# Find $\underset{x \to 2} \lim \frac{-4x+8}{|x-2|}$?

I need to Find $$\underset{x \to 2} \lim \frac{-4x+8}{|x-2|}$$, but I'm not sure how to handle the absolute value in the denominator. If I can just multiply by $$\frac{|x + 2|}{|x+2|}$$, are there any special rules for that? How can I handle this?

I have tried:

$$\underset{x \to 2} \lim \frac{-4x+8}{|x-2|}$$

$$=\underset{x \to 2} \lim \frac{(-4x+8)(8+4x)}{|x-2|(8+4x)}$$

$$=\underset{x \to 2} \lim \frac{64-16x^2}{|x-2|(8+4x)}$$

But it's apparent I need to change $$|x - 2|$$ in some way, or I will always have a zero in the denominator.

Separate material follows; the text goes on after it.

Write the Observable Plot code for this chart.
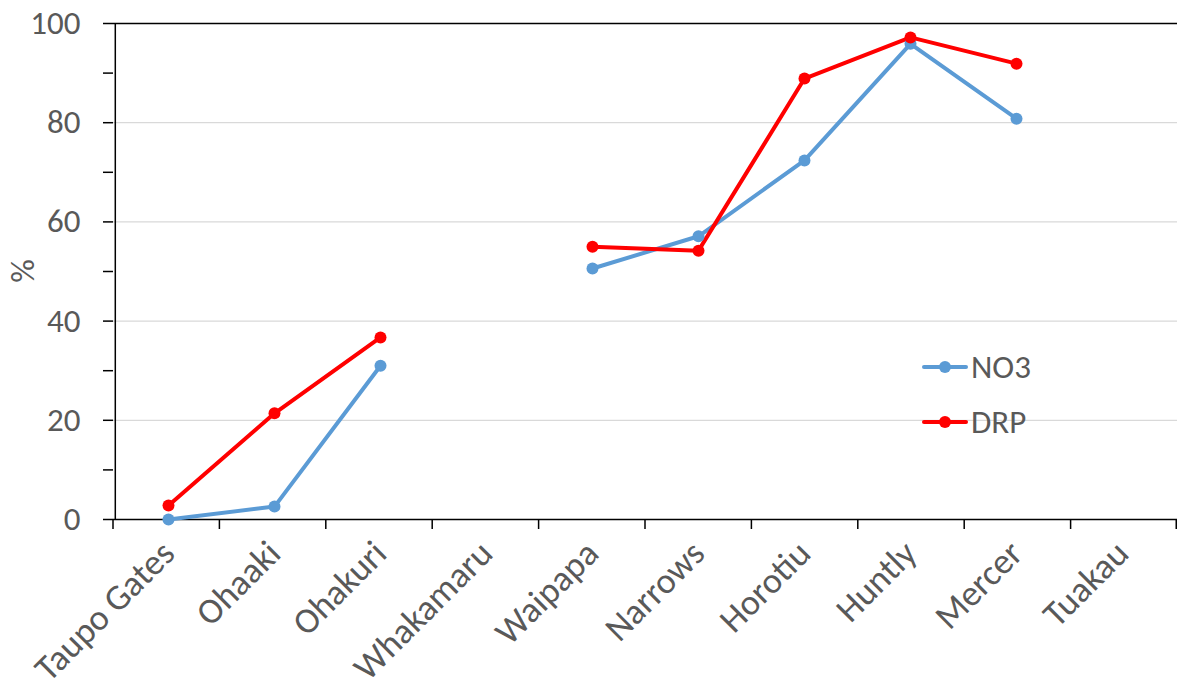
<!DOCTYPE html>
<html>
<head>
<meta charset="utf-8">
<script src="https://cdn.jsdelivr.net/npm/d3@7"></script>
<script src="https://cdn.jsdelivr.net/npm/@observablehq/plot@0.6"></script>
<style>
  html, body { margin: 0; padding: 0; background: #fff; }
  #wrap { position: relative; width: 1177px; height: 689px; font-family: Carlito, Calibri, Lato, sans-serif; }
  .legend { position: absolute; left: 922px; font-size: 33px; color: #595959; display: flex; align-items: center; }
  .legend svg { margin-right: 3px; }
</style>
</head>
<body>
<div id="wrap"></div>
<script>
const sites = ["Taupo Gates", "Ohaaki", "Ohakuri", "Whakamaru", "Waipapa", "Narrows", "Horotiu", "Huntly", "Mercer", "Tuakau"];
const no3 = [0, 2.6, 31.0, null, 50.6, 57.1, 72.4, 95.9, 80.8, null];
const drp = [2.8, 21.4, 36.7, null, 55.0, 54.2, 88.9, 97.2, 91.9, null];
const seriesNames = ["NO3", "DRP"];
const seriesColors = ["#5b9bd5", "#ff0000"];
const yTicks = [0, 20, 40, 60, 80, 100];
const yMinor = [10, 30, 50, 70, 90];

const data = [];
[no3, drp].forEach((vals, si) => sites.forEach((s, i) => data.push({site: s, value: vals[i], series: seriesNames[si]})));

const W = 1177, H = 689;
const mL = 113, mR = 0, mT = 23, mB = 170;
const step = (W - mL - mR) / sites.length;

const chart = Plot.plot({
  width: W, height: H,
  marginLeft: mL, marginRight: mR, marginTop: mT, marginBottom: mB,
  style: {fontFamily: "Carlito, Calibri, Lato, sans-serif", fontSize: "33px", color: "#595959", background: "#fff"},
  x: {type: "point", domain: sites, padding: 0.5},
  y: {domain: [0, 100]},
  color: {domain: seriesNames, range: seriesColors},
  marks: [
    Plot.ruleY(yTicks.filter(d => d > 0 && d < 100), {stroke: "#d9d9d9", strokeWidth: 1.3}),
    Plot.ruleY([100], {stroke: "#000", strokeWidth: 1.5}),
    Plot.ruleY([0], {stroke: "#000", strokeWidth: 1.5}),
    Plot.ruleX([sites[0]], {dx: -step / 2, stroke: "#000", strokeWidth: 1.5}),
    Plot.axisY({ticks: yTicks, tickSize: 10, tickPadding: 23, tickFormat: d => d, fontSize: 33, fill: "#595959", stroke: "#000", strokeWidth: 1.5, label: null}),
    Plot.axisY({ticks: yMinor, tickSize: 10, tickFormat: () => "", stroke: "#000", strokeWidth: 1.5, label: null}),
    Plot.axisX({tickSize: 0, tickRotate: -45, tickPadding: 28, fontSize: 36, fill: "#595959", label: null}),
    Plot.line(data, {x: "site", y: "value", z: "series", stroke: "series", strokeWidth: 4, strokeLinejoin: "round", strokeLinecap: "round"}),
    Plot.dot(data, {x: "site", y: "value", fill: "series", r: 6, stroke: null})
  ]
});
document.getElementById("wrap").appendChild(chart);

// boundary tick marks below x-axis
const svg = d3.select(chart);
const xs = sites.map((s, i) => mL + i * step).concat([W - 0.75]);
svg.append("g").selectAll("line").data(xs).join("line")
  .attr("x1", d => d).attr("x2", d => d)
  .attr("y1", H - mB).attr("y2", H - mB + 10)
  .attr("stroke", "#000").attr("stroke-width", 1.5);

// y label
svg.append("text")
  .attr("transform", `translate(34, ${mT + (H - mT - mB) / 2}) rotate(-90)`)
  .attr("text-anchor", "middle").attr("fill", "#595959")
  .attr("font-size", 33).text("%");

// legend
const wrap = document.getElementById("wrap");
seriesNames.forEach((name, i) => {
  const div = document.createElement("div");
  div.className = "legend";
  div.style.top = (347 + i * 55) + "px";
  div.innerHTML = `<svg width="46" height="40"><line x1="2" x2="44" y1="20" y2="20" stroke="${seriesColors[i]}" stroke-width="4" stroke-linecap="round"/><circle cx="23" cy="20" r="6" fill="${seriesColors[i]}"/></svg><span>${name}</span>`;
  wrap.appendChild(div);
});
</script>
</body>
</html>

I have also tried L'Hospital's Rule.

$$\underset{x \to 2} \lim \frac{-4x+8}{|x-2|}$$

$$=\underset{x \to 2} \lim \frac{\frac{d}{dx}-4x+8}{\frac{d}{dx}|x-2|}$$

but I learned $$\frac{d}{dx}|x-2|=\frac{x-2}{|x-2|}$$, which doesn't seem to help.

• What is the value when $x>2$? when $x<2$ ? – J. W. Tanner May 1 at 3:12
• try to compute $\lim_{x\to 2^+}$ and $\lim_{x\to 2^-}$ – Zongxiang Yi May 1 at 3:13

$$\begin{eqnarray} \lim_{x\to2}\frac{-4x+8}{|x-2|}&=&\lim_{x\to2}(-4)\cdot\frac{x-2}{|x-2|}\\\ &=&\lim_{x\to2}(-4)\text{sgn}(x-2)\\ \end{eqnarray}$$

Therefore

$$\lim_{x\to2^+}(-4)\text{sgn}(x-2)=-4$$

and

$$\lim_{x\to2^-}(-4)\text{sgn}(x-2)=4$$

So the limit does not exist at $$2$$.

Note that if $$x\to 2^+\implies |x-2|=x-2$$ and if $$x\to 2^-\implies |x-2|=-(x-2)$$